The security forces' response did not appear to disperse many of the angry protesters. One woman who fell over as she stumbled over people running in her direction, said: "They bombed our city. I will go back in." Her face soaked with tears, she picked up her belongings, as well as some stones, and headed back into the crowd.
"You survive an explosion in Beirut only to be teargassed," said one man in his 20s as he held an onion to his mouth to mitigate the effects of the gas.
Parts of the demonstrations remained peaceful, while other parts were predominantly filled with angry protesters who faced off with security forces.
"We are in trouble here because on one hand, protesters are burning buildings and if I send the fire trucks to put the fire out, I am afraid protesters might attack and hurt the police and fire fighters," Beirut Governor Marwan Abboud told CNN. "On the other, however, I cannot just not send the police or the fighter fighters."
Abboud was heckled and chased out of a damaged neighborhood by protesters earlier in the day.
The demonstrators erected mock gallows in what were dubbed "Judgment Day" protests, as grief gave way to anger after more than 154 people were killed and dozens more remain missing.

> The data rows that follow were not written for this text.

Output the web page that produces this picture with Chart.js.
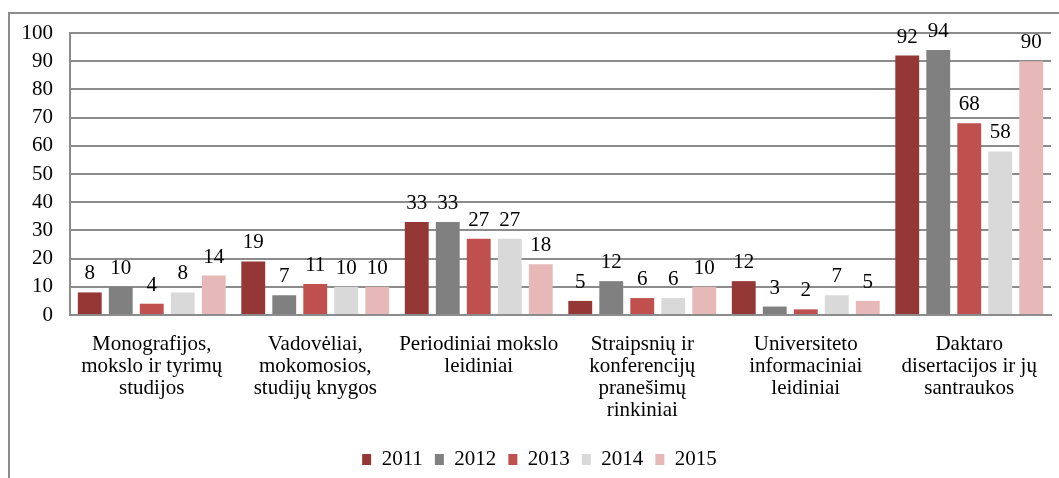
<!DOCTYPE html>
<html><head><meta charset="utf-8">
<script src="https://cdn.jsdelivr.net/npm/chart.js@4/dist/chart.umd.min.js"></script>
<style>
html,body{margin:0;padding:0;background:#fff;overflow:hidden;}
#frame{position:absolute;left:8px;top:12px;width:1100px;height:520px;border:2px solid #8c8c8c;box-sizing:border-box;}
#wrap{position:absolute;left:0;top:0;width:1059px;height:478px;}
</style></head>
<body>
<div id="frame"></div>
<div id="wrap"><canvas id="c" width="1059" height="478"></canvas></div>
<script>
const categories = [
  ["Monografijos,", "mokslo ir tyrimų", "studijos"],
  ["Vadovėliai,", "mokomosios,", "studijų knygos"],
  ["Periodiniai mokslo", "leidiniai"],
  ["Straipsnių ir", "konferencijų", "pranešimų", "rinkiniai"],
  ["Universiteto", "informaciniai", "leidiniai"],
  ["Daktaro", "disertacijos ir jų", "santraukos"]
];
const years = ["2011", "2012", "2013", "2014", "2015"];
const v2011 = [8, 19, 33, 5, 12, 92];
const v2012 = [10, 7, 33, 12, 3, 94];
const v2013 = [4, 11, 27, 6, 2, 68];
const v2014 = [8, 10, 27, 6, 7, 58];
const v2015 = [14, 10, 18, 10, 5, 90];
const colors = ["#953735", "#808080", "#C0504D", "#D9D9D9", "#E6B9B8"];
const seriesValues = [v2011, v2012, v2013, v2014, v2015];

const FONT = "'Liberation Serif', 'Times New Roman', serif";
const FS = 21;

const valueLabels = {
  id: 'valueLabels',
  afterDatasetsDraw(chart) {
    const ctx = chart.ctx;
    ctx.save();
    ctx.font = FS + "px " + FONT;
    ctx.fillStyle = "#000";
    ctx.textAlign = "center";
    ctx.textBaseline = "alphabetic";
    chart.data.datasets.forEach((ds, i) => {
      chart.getDatasetMeta(i).data.forEach((bar, j) => {
        ctx.fillText(String(ds.data[j]), bar.x, bar.y - 13);
      });
    });
    ctx.restore();
  }
};

const legendShift = {
  id: 'legendShift',
  afterLayout(chart) {
    const lg = chart.legend;
    if (!lg) return;
    lg.left += 14; lg.right += 14;
    lg.top += 2; lg.bottom += 2;
  }
};

new Chart(document.getElementById('c'), {
  type: 'bar',
  data: {
    labels: categories,
    datasets: years.map((y, i) => ({
      label: y,
      data: seriesValues[i],
      backgroundColor: colors[i],
      borderWidth: 0,
      categoryPercentage: 0.948,
      barPercentage: 0.77
    }))
  },
  options: {
    responsive: false,
    animation: false,
    devicePixelRatio: 1,
    layout: { padding: { top: 33, right: 8, left: 0, bottom: 0 } },
    plugins: {
      legend: {
        position: 'bottom',
        labels: {
          font: { family: FONT, size: FS },
          color: '#000',
          boxWidth: 9,
          boxHeight: 11,
          padding: 12
        }
      },
      tooltip: { enabled: false }
    },
    scales: {
      x: {
        grid: { display: false, drawTicks: false },
        border: { display: true, color: '#8c8c8c', width: 2 },
        ticks: {
          font: { family: FONT, size: FS, lineHeight: 1.05 },
          color: '#000',
          maxRotation: 0,
          autoSkip: false,
          padding: 18
        },
        afterFit(scale) { scale.height = 120; }
      },
      y: {
        min: 0, max: 100,
        ticks: {
          stepSize: 10,
          font: { family: FONT, size: FS },
          color: '#000',
          padding: 17
        },
        grid: { color: '#8c8c8c', lineWidth: 2, drawTicks: false },
        border: { display: true, color: '#8c8c8c', width: 2 },
        afterFit(scale) { scale.width = 70; }
      }
    }
  },
  plugins: [valueLabels, legendShift]
});
</script>
</body></html>
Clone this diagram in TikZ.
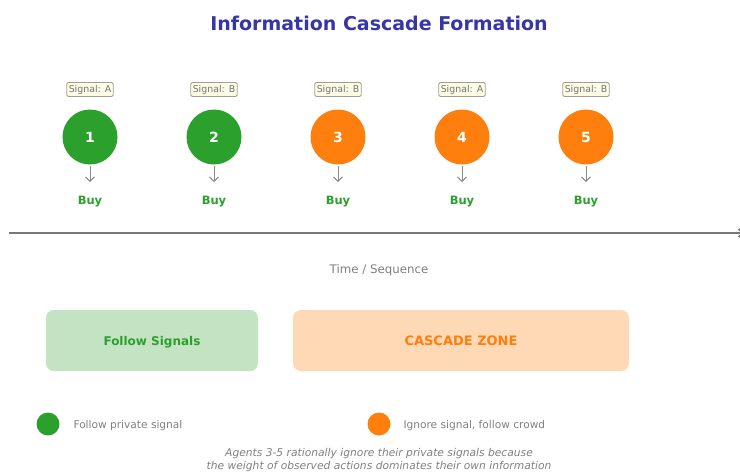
\documentclass[tikz,border=0pt]{standalone}
\usepackage{fontspec}
\setmainfont{DejaVu Sans}
\usetikzlibrary{arrows.meta}
\definecolor{agentgreen}{HTML}{2CA02C}
\definecolor{agentorange}{HTML}{FF7F0E}
\definecolor{titleblue}{HTML}{3636A8}
\definecolor{txtgray}{HTML}{808080}
\definecolor{linegray}{HTML}{777777}
\definecolor{sigfill}{HTML}{FDFDE6}
\definecolor{sigborder}{HTML}{A0A090}
\definecolor{zonegreen}{HTML}{C3E3C3}
\definecolor{zoneorange}{HTML}{FFD8B5}
\tikzset{
  agent/.style={circle, minimum size=55pt, inner sep=0pt, text=white,
    font=\fontsize{14}{16}\selectfont\bfseries},
  signalbox/.style={draw=sigborder, fill=sigfill, rounded corners=1.5pt,
    line width=0.8pt, inner sep=2pt, text=txtgray!90!black,
    font=\fontsize{9.4}{10}\selectfont, minimum height=14pt},
  buylabel/.style={text=agentgreen, font=\fontsize{11.5}{13}\selectfont\bfseries},
  downarrow/.style={draw=linegray!85, line width=0.9pt, -{Straight Barb[length=4.5pt,width=9pt]}},
  zone/.style={rounded corners=8pt, minimum height=61pt, inner sep=0pt,
    text height=9.2pt, text depth=0pt},
  legenddot/.style={circle, minimum size=23pt, inner sep=0pt},
  legendtext/.style={anchor=west, text=txtgray, font=\fontsize{10.6}{12}\selectfont},
}
\begin{document}
\begin{tikzpicture}[x=1pt, y=-1pt]
\useasboundingbox (0,0) rectangle (740,472);
\fill[white] (0,0) rectangle (740,472);

\node[text=titleblue, font=\fontsize{19}{22}\selectfont\bfseries] (title) at (379,23.5) {Information Cascade Formation};

% agents in order of action
\foreach \i/\x/\sig/\col in {1/90/A/agentgreen, 2/214/B/agentgreen, 3/338/B/agentorange, 4/462/A/agentorange, 5/586/B/agentorange}{
  \node[signalbox] (sig\i) at (\x,89.5) {Signal: \sig};
  \node[agent, fill=\col] (ag\i) at (\x,137) {\i};
  \node[buylabel] (buy\i) at (\x,201.5) {Buy};
  \coordinate (top\i) at (\x,166);
  \coordinate (tip\i) at (\x,182);
  \draw[downarrow] (top\i) -- (tip\i);
}

% time axis
\coordinate (tstart) at (9,233);
\coordinate (tend) at (744,233);
\draw[linegray, line width=1.8pt, -{Straight Barb[length=4pt,width=8pt]}] (tstart) -- (tend);
\node[text=txtgray, font=\fontsize{11.8}{13}\selectfont] (tlabel) at (379,270) {Time / Sequence};

% phases
\node[zone, fill=zonegreen, text=agentgreen, minimum width=212pt,
  font=\fontsize{12}{14}\selectfont\bfseries] (follow) at (152,340.5) {Follow Signals};
\node[zone, fill=zoneorange, text=agentorange, minimum width=336pt,
  font=\fontsize{13}{15}\selectfont\bfseries] (cascade) at (461,340.5) {CASCADE ZONE};

% legend
\node[legenddot, fill=agentgreen] (lg1) at (48,424) {};
\node[legendtext] (lt1) at (70,425.5) {Follow private signal};
\node[legenddot, fill=agentorange] (lg2) at (379,424) {};
\node[legendtext] (lt2) at (400,425.5) {Ignore signal, follow crowd};

% note
\node[text=txtgray, font=\fontsize{10.7}{13}\selectfont\itshape, align=center] (note) at (379,460)
  {Agents 3-5 rationally ignore their private signals because\\the weight of observed actions dominates their own information};
\end{tikzpicture}
\end{document}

Over 5,000 people have been injured.
Effigies of prominent political leaders, including former Prime Minister Saad Hariri and Hezbollah chief Hassan Nasrallah, were hanged from nooses, in some of the most explicit signs of public outrage the country has seen in years.
Protesters held signs reading, "Here is where the nooses should be hung." The mock gallows have become a key symbol of the demonstrations, which are demanding that those responsible for the Tuesday's blast are held accountable, as well as against corruption and mismanagement of the country.
The gallows were erected in the same place where several people were hanged more than 100 years ago by the then ruling Ottoman Empire for revolting against Istanbul. The Martyr's Square statue commemorates those executions.
Protesters scaled the walls that have sealed off Beirut's Nejmeh Square, where Lebanon's parliament stands, for months, and attempted to tear the barricades down.
In one video, soldiers were seen taking cover in archeological ruins as protesters threw rocks at them.
Thousands of tons of ammonium nitrate are linked to Tuesday's catastrophic explosion in Beirut's port. Multiple government agencies in Lebanon were repeatedly warned about the substance, described by an analyst as a "floating bomb," CNN learned.
"We were born and raised with this regime in place -- we believe it's time for it to go especially after the last explosion," said 18-year-old protester Dana Itani. "These politicians deserve to be hanged here, they deserve even worse honestly."
Protesters threw stones at riot police near Nejmeh Square.
"I lived the civil war. I was displaced, lived harsh days and we already lost houses in the war. We thought that was it," said Hayat Gharazeddine, 51. "These days however are worse than war. You have no idea how you might die now, which is the most scariest thing."
"I wish I could hang them myself," she added.
October toppled the government of former Prime Minister Saad Hariri, public disgruntlement against the ruling political class has been rampant, accelerating a financial crisis that is one of the worst the country has ever seen.
Five members of parliament have resigned in protest, in addition to some high-profile official resignations. Authorities have detained 16 people in connection with the blast, including Director General of Lebanese Customs, Badri Daher, the head of Beirut Port, Hasan Kraytem and the former head of customs Chafic Merei.